Suppose we are given some data matrix $X_0$ and a scaled design matrix $X=c\cdot X_0$, where $c>0$ is some real constant. E.g. $X_0$ could be such that (c) holds: $X_0^TX_0$ has $1$s on the diagonal, and with $c=\sqrt{1/n}$ we have $X$ such that (b) holds.

The glmnet optimization problem for $X_0$ would be to find the $\beta_0$ that minimizes $||y-X_0\beta_0||_2^2+\lambda_0||\beta_0||_p$, where $p$ is either $1$ (lasso) or $2$ (ridge).
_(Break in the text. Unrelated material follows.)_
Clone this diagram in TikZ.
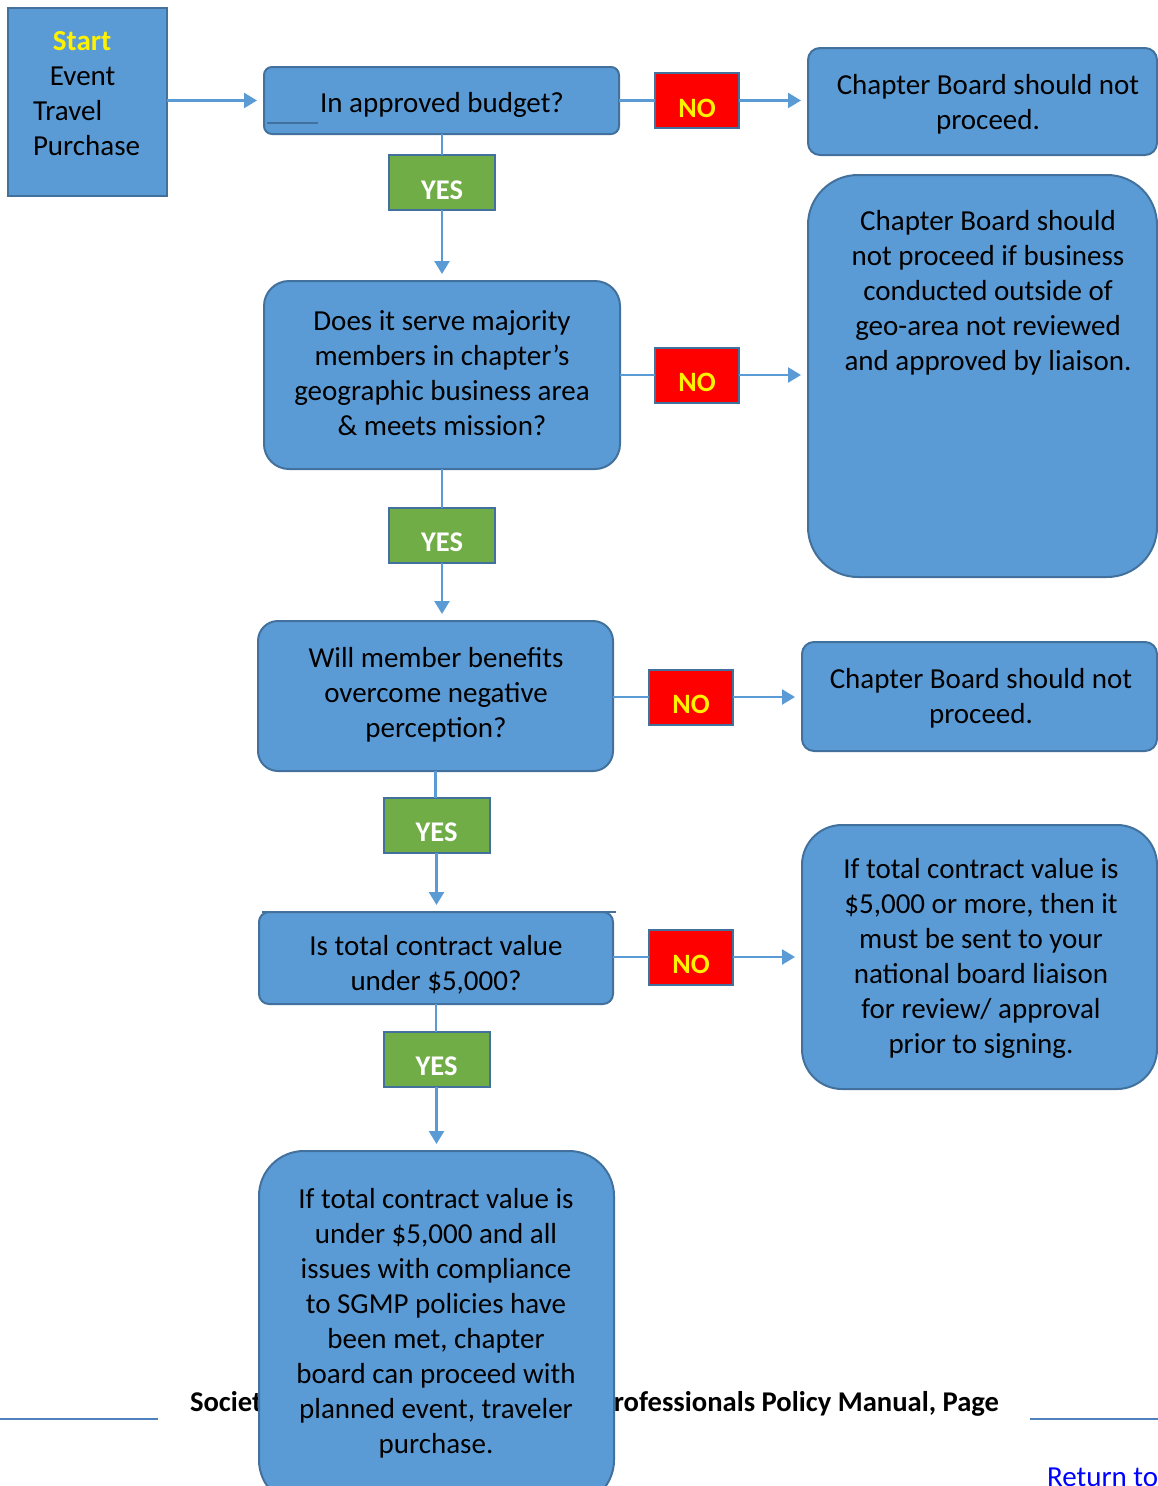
\documentclass[tikz,border=0pt]{standalone}
\usepackage{fontspec}
\setmainfont{Carlito}
\usetikzlibrary{arrows.meta}
\definecolor{boxfill}{HTML}{5B9BD5}
\definecolor{boxline}{HTML}{41719C}
\definecolor{nofill}{HTML}{FF0000}
\definecolor{yesfill}{HTML}{70AD47}
\definecolor{footline}{HTML}{4F81BD}
\definecolor{linkblue}{HTML}{0000FF}
\newcommand{\lowered}[1]{\raisebox{-7.5pt}[\height][\depth]{#1}}
\begin{document}
\begin{tikzpicture}[x=1pt,y=-1pt,
  every node/.style={inner sep=0pt, outer sep=0pt},
  txt/.style={font=\fontsize{29}{35}\selectfont, align=center},
  box/.style={draw=boxline, fill=boxfill, line width=2pt, rounded corners=#1, txt},
  box/.default=8pt,
  nobox/.style={draw=boxline, fill=nofill, line width=2pt, minimum width=84pt, minimum height=55pt,
     font=\fontsize{28}{32}\selectfont\bfseries, text=yellow},
  yesbox/.style={draw=boxline, fill=yesfill, line width=2pt, minimum width=106pt, minimum height=55pt,
     font=\fontsize{28.5}{32}\selectfont\bfseries, text=white},
  foottxt/.style={font=\fontsize{28.6}{32}\selectfont\bfseries},
  conn/.style={draw=boxfill, line width=2.5pt},
  arr/.style={conn, -{Triangle[length=13pt,width=15pt]}, shorten >=7pt}
]
\useasboundingbox (0,0) rectangle (1158,1486);

% footer (behind the last box)
\node[foottxt, anchor=base west] (footl) at (190,1411) {Society for Government Meeting};
\node[foottxt, anchor=base east] (footr) at (999,1411) {Professionals Policy Manual, Page};
\coordinate (fl1) at (0,1419); \coordinate (fl2) at (158,1419);
\coordinate (fr1) at (1030,1419); \coordinate (fr2) at (1158,1419);
\draw[footline, line width=2.5pt] (fl1) -- (fl2);
\draw[footline, line width=2.5pt] (fr1) -- (fr2);
\node[txt, text=linkblue, anchor=base west] (ret) at (1047,1486) {Return to};

% start
\node[draw=boxline, fill=boxfill, line width=2pt, minimum width=159pt, minimum height=188pt] (start) at (87.5,102) {};
\node[txt, align=left, anchor=west] (starttxt) at (33,94) {\hspace*{20pt}{\color{yellow}\textbf{Start}}\\\hspace*{17pt}Event\\Travel\\Purchase};

% column of questions
\node[box=8pt, minimum width=355pt, minimum height=67pt] (b1) at (441.5,100.5) {};
\node[txt] (b1t) at (442,105) {In approved budget?};
\draw[boxline, line width=1.5pt] (267,123) -- (318,123);
\node[yesbox] (y1) at (442,182.5) {\lowered{YES}};

\node[box=25pt, minimum width=356pt, minimum height=188pt] (b2) at (442,375) {};
\node[txt] (b2t) at (442,373) {Does it serve majority\\members in chapter’s\\geographic business area\\\& meets mission?};
\node[yesbox] (y2) at (442,535) {\lowered{YES}};

\node[box=20pt, minimum width=355pt, minimum height=150pt] (b3) at (435.5,696) {};
\node[txt] (b3t) at (436,695) {Will member benefits\\overcome negative\\perception?};
\node[yesbox] (y3) at (436.5,825) {\lowered{YES}};

\node[box=10pt, minimum width=354pt, minimum height=92pt] (b4) at (436,958) {};
\node[txt] (b4t) at (436,965) {Is total contract value\\under \$5,000?};
\draw[boxline, line width=1.2pt] (262,912) -- (616,912);
\node[yesbox] (y4) at (436.5,1059) {\lowered{YES}};

\node[box=45pt, minimum width=355pt, minimum height=354pt] (b5) at (436.5,1328) {};
\node[txt] (b5t) at (436,1323) {If total contract value is\\under \$5,000 and all\\issues with compliance\\to SGMP policies have\\been met, chapter\\board can proceed with\\planned event, traveler\\purchase.};

% NO boxes
\node[nobox] (n1) at (697,100.5) {\lowered{NO}};
\node[nobox] (n2) at (697,375) {\lowered{NO}};
\node[nobox] (n3) at (691,697) {\lowered{NO}};
\node[nobox] (n4) at (691,957) {\lowered{NO}};

% results
\node[box=12pt, minimum width=349pt, minimum height=107pt] (r1) at (982.5,101.5) {};
\node[txt] (r1t) at (988,104) {Chapter Board should not\\proceed.};
\node[box=50pt, minimum width=349pt, minimum height=402pt] (r2) at (982.5,376) {};
\node[txt] (r2t) at (988,293) {Chapter Board should\\not proceed if business\\conducted outside of\\geo-area not reviewed\\and approved by liaison.};
\node[box=12pt, minimum width=355pt, minimum height=109pt] (r3) at (979.5,696.5) {};
\node[txt] (r3t) at (981,698) {Chapter Board should not\\proceed.};
\node[box=40pt, minimum width=355pt, minimum height=264pt] (r4) at (979.5,957) {};
\node[txt] (r4t) at (981,958) {If total contract value is\\\$5,000 or more, then it\\must be sent to your\\national board liaison\\for review/ approval\\prior to signing.};

% connectors
\draw[arr] (start.east |- b1.west) -- (b1.west);
\draw[conn] (b1.east |- n1.west) -- (n1.west);
\draw[arr] (n1.east) -- (r1.west |- n1.east);
\draw[conn] (b1.south -| y1.north) -- (y1.north);
\draw[arr] (y1.south) -- (y1.south |- b2.north);

\draw[conn] (b2.east |- n2.west) -- (n2.west);
\draw[arr] (n2.east) -- (r2.west |- n2.east);
\draw[conn] (b2.south) -- (b2.south |- y2.north);
\draw[arr] (y2.south) -- (y2.south |- b3.north);

\draw[conn] (b3.east |- n3.west) -- (n3.west);
\draw[arr] (n3.east) -- (r3.west |- n3.east);
\draw[conn] (b3.south) -- (b3.south |- y3.north);
\draw[arr] (y3.south) -- (y3.south |- b4.north);

\draw[conn] (b4.east |- n4.west) -- (n4.west);
\draw[arr] (n4.east) -- (r4.west |- n4.east);
\draw[conn] (b4.south) -- (b4.south |- y4.north);
\draw[arr] (y4.south) -- (y4.south |- b5.north);
\end{tikzpicture}
\end{document}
Elastic net is a combination of lasso and ridge, so I'm pretty sure the next step holds true anyway.

We have now the following: $$ ||y-X_0\beta_0||_2^2+\lambda_0||\beta_0||_p\\ = ||y-cX_0\cdot \frac{\beta_0}{c}||_2^2+\lambda_0c||\frac{\beta_0}{c}||_p\\ = ||y-X\beta||_2^2+\lambda||\beta||_p $$ where $\lambda=\lambda_0\cdot c$ and $\beta=\beta_0/c$. That means the optimization problem is the same for both $X_0$ and $X$, but the lambdas and betas will live on a different scale. The solution for either $X_0$ or $X$ is equivalent to the solution for the other one.